O Segredo dos Gémeos[1] (I)

Artigo de opinião publicado no “Diário de Notícias” 30 março 2022

Como se sabe, no âmbito da investigação criminal conduzida pela Polícia Judiciária (PJ), é necessário, muitas vezes, recorrer ao laboratório científico para os peritos poderem identificar um suspeito através de análises ao ADN, por exemplo, em amostras de sémen, de saliva num copo de água por ele utilizado ou numa gota de sangue.

Este procedimento, como meio de prova, baseia-se no princípio que cada pessoa tem um determinado ADN que é diferente de outras. Ora, assim sendo, quando o ADN analisado tem correspondência ao do alegado criminoso, a Acusação deduz que o resultado da análise é um meio de prova a apresentar ao Tribunal. É quase uma metodologia certeira. Infalível?

Exemplifique-se, em termos de pura ficção.
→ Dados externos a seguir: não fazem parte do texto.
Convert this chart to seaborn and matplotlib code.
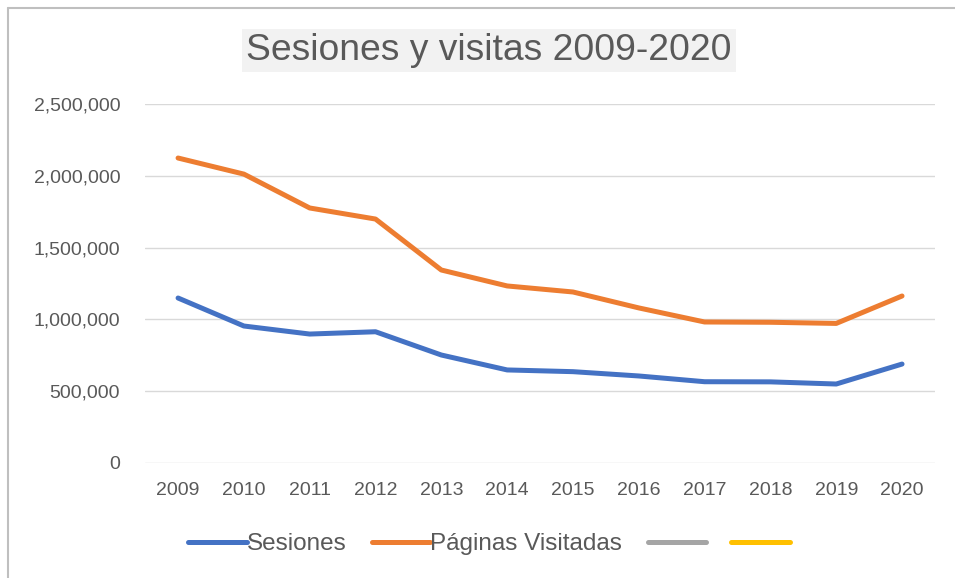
import numpy as np
import pandas as pd
import matplotlib
matplotlib.use('Agg')
import matplotlib.pyplot as plt
import seaborn as sns
from matplotlib.lines import Line2D
from matplotlib.ticker import FuncFormatter

years = ['2009', '2010', '2011', '2012', '2013', '2014',
         '2015', '2016', '2017', '2018', '2019', '2020']
sesiones = [1149000, 954000, 898000, 914000, 752000, 648000,
            636000, 606000, 566000, 565000, 550000, 689000]
paginas = [2124000, 2012000, 1776000, 1699000, 1344000, 1233000,
           1191000, 1080000, 982000, 980000, 972000, 1163000]

df = pd.DataFrame({'Año': years * 2,
                   'Valor': sesiones + paginas,
                   'Serie': ['Sesiones'] * 12 + ['Páginas Visitadas'] * 12})

sns.set_theme(style='white')
plt.rcParams['font.family'] = ['Liberation Sans', 'DejaVu Sans']

txt = '#595959'
colors = {'Sesiones': '#4472C4', 'Páginas Visitadas': '#ED7D31'}

fig = plt.figure(figsize=(9.55, 5.78), dpi=100)
ax = fig.add_axes([0.152, 0.199, 0.827, 0.621])

sns.lineplot(data=df, x='Año', y='Valor', hue='Serie', palette=colors,
             linewidth=3.6, sort=False, ax=ax, legend=False)

ax.set_xlim(-0.5, 11.5)
ax.set_ylim(0, 2500000)
ax.set_yticks(np.arange(0, 2500001, 500000))
ax.yaxis.set_major_formatter(FuncFormatter(lambda v, p: f'{int(v):,}'))
ax.grid(axis='y', color='#d9d9d9', linewidth=1)
ax.set_axisbelow(True)
for s in ax.spines.values():
    s.set_visible(False)
ax.set_xlabel('')
ax.set_ylabel('')
ax.tick_params(axis='both', length=0, labelsize=14, colors=txt)
ax.tick_params(axis='y', pad=18)
ax.tick_params(axis='x', pad=14)

fig.text(0.512, 0.913, 'Sesiones y visitas 2009-2020', ha='center', va='center',
         fontsize=26.8, color=txt,
         bbox=dict(facecolor='#f2f2f2', edgecolor='none', pad=3))

handles = [Line2D([], [], color='#4472C4', lw=3.6),
           Line2D([], [], color='#ED7D31', lw=3.6),
           Line2D([], [], color='#A5A5A5', lw=3.6),
           Line2D([], [], color='#FFC000', lw=3.6)]
labels = ['Sesiones', 'Páginas Visitadas', '', '']
leg = fig.legend(handles, labels, loc='center', bbox_to_anchor=(0.512, 0.058),
                 ncol=4, frameon=False, fontsize=17.5, handlelength=2.4,
                 handletextpad=0.0, columnspacing=1.05)
for t in leg.get_texts():
    t.set_color(txt)

fig.add_artist(Line2D([0.0085, 0.0085], [0, 0.986], color='#bfbfbf', lw=1.5,
                      transform=fig.transFigure))
fig.add_artist(Line2D([0.0085, 1.0], [0.986, 0.986], color='#bfbfbf', lw=1.5,
                      transform=fig.transFigure))

fig.savefig('out.png', dpi=100)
O José Silva é suspeito de cometer um crime por, alegadamente, durante a noite, ter arrombado e furtado joias de um cofre de uma ourivesaria em Lisboa. Os investigadores da PJ ao encontrarem beatas de cigarros deixadas junto do local recolheram-nas e enviaram para pesquisa laboratorial que certificou que o ADN encontrado era igual ao do José Silva…

Mas!

Mas, entretanto, os agentes souberam e confirmaram que o José Silva tinha um irmão gémeo idêntico, chamado Manuel. Repentinamente, surgem dúvidas. Um abalo na investigação. Grande confusão. Muitas interrogações. Terá sido o José? Ou o Manuel? O que fazer? Foi, então, que o chefe de brigada dá ordens para reverem as imagens da videovigilância que mostram o “José” a entrar na ourivesaria. O investigador principal, subchefe da mesma equipa policial, verifica, desolado, que o Manuel é igual ao José e que os fotogramas do sistema de segurança não conseguem distinguir se é um ou o outro. Eram como duas gotas de água. Iguais. Tal como o ADN. Nem os pais os distinguiam…

Precise-se, agora, em termos científicos.
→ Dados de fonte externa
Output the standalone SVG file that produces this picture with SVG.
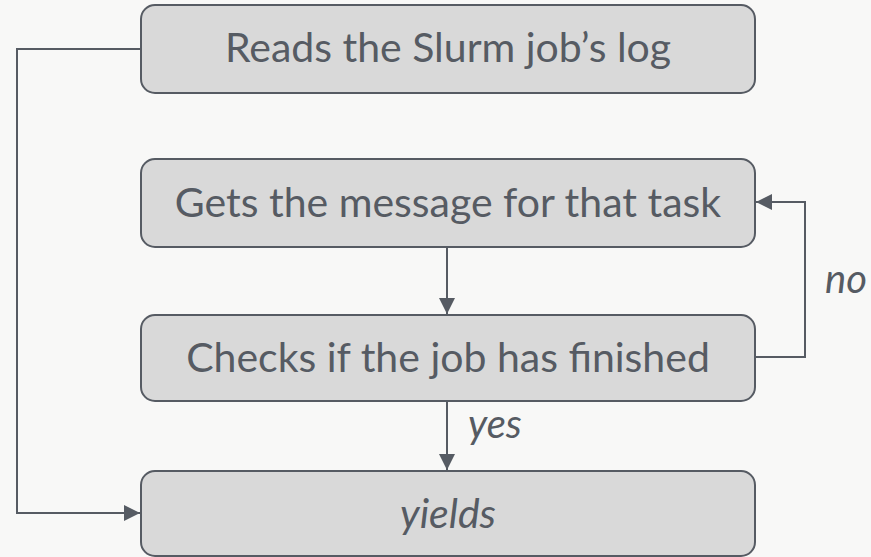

Nas mulheres em idade fértil, o ovário, estimulado por hormonas, liberta um óvulo em cada ciclo. Após a ovulação, dentro do período de 24 horas, esse óvulo pode ser fecundado por um espermatozoide. Nesta situação, logo de seguida, inicia-se a formação do embrião (o ovo fertilizado divide-se em 2, depois em 4, 16, 32…).

Imagine-se, de repente, sem qualquer explicação, absolutamente devido a simples casualidade, esse embrião divide-se ao meio e que cada metade prossegue a multiplicação celular, desta vez cada qual por seu lado. O mesmo embrião gera, assim, dois. O mesmo património genético dá lugar a dois iguais. O ADN do primeiro passa a ser o mesmo de dois embriões e, portanto, depois, os genes são comuns em dois fetos, duas crianças, dois jovens e dois adultos…

Em resumo, é este o processo de formação de gémeos idênticos, também designados como verdadeiros ou univitelinos.

Para além da aparência semelhante e dos genes serem análogos, o sentir, no plano psicológico, de dois gémeos assume características muito especiais. Antes de tudo, a inabalável solidariedade que, habitualmente, os une (ainda mais do que a união entre dois simples irmãos).

PS: O ADN identificado na saliva dos cigarros será do José ou do Manuel? Atendendo à igualdade do ADN e, também, às imensas parecenças físicas quer da expressão facial, da corpulência, da forma de andar e até do tom de voz, como resolver a investigação policial dos irmãos gémeos idênticos?

Francisco George
franciscogeorge@icloud.com


[1] O autor, declara, para os devidos efeitos, ter um gémeo idêntico.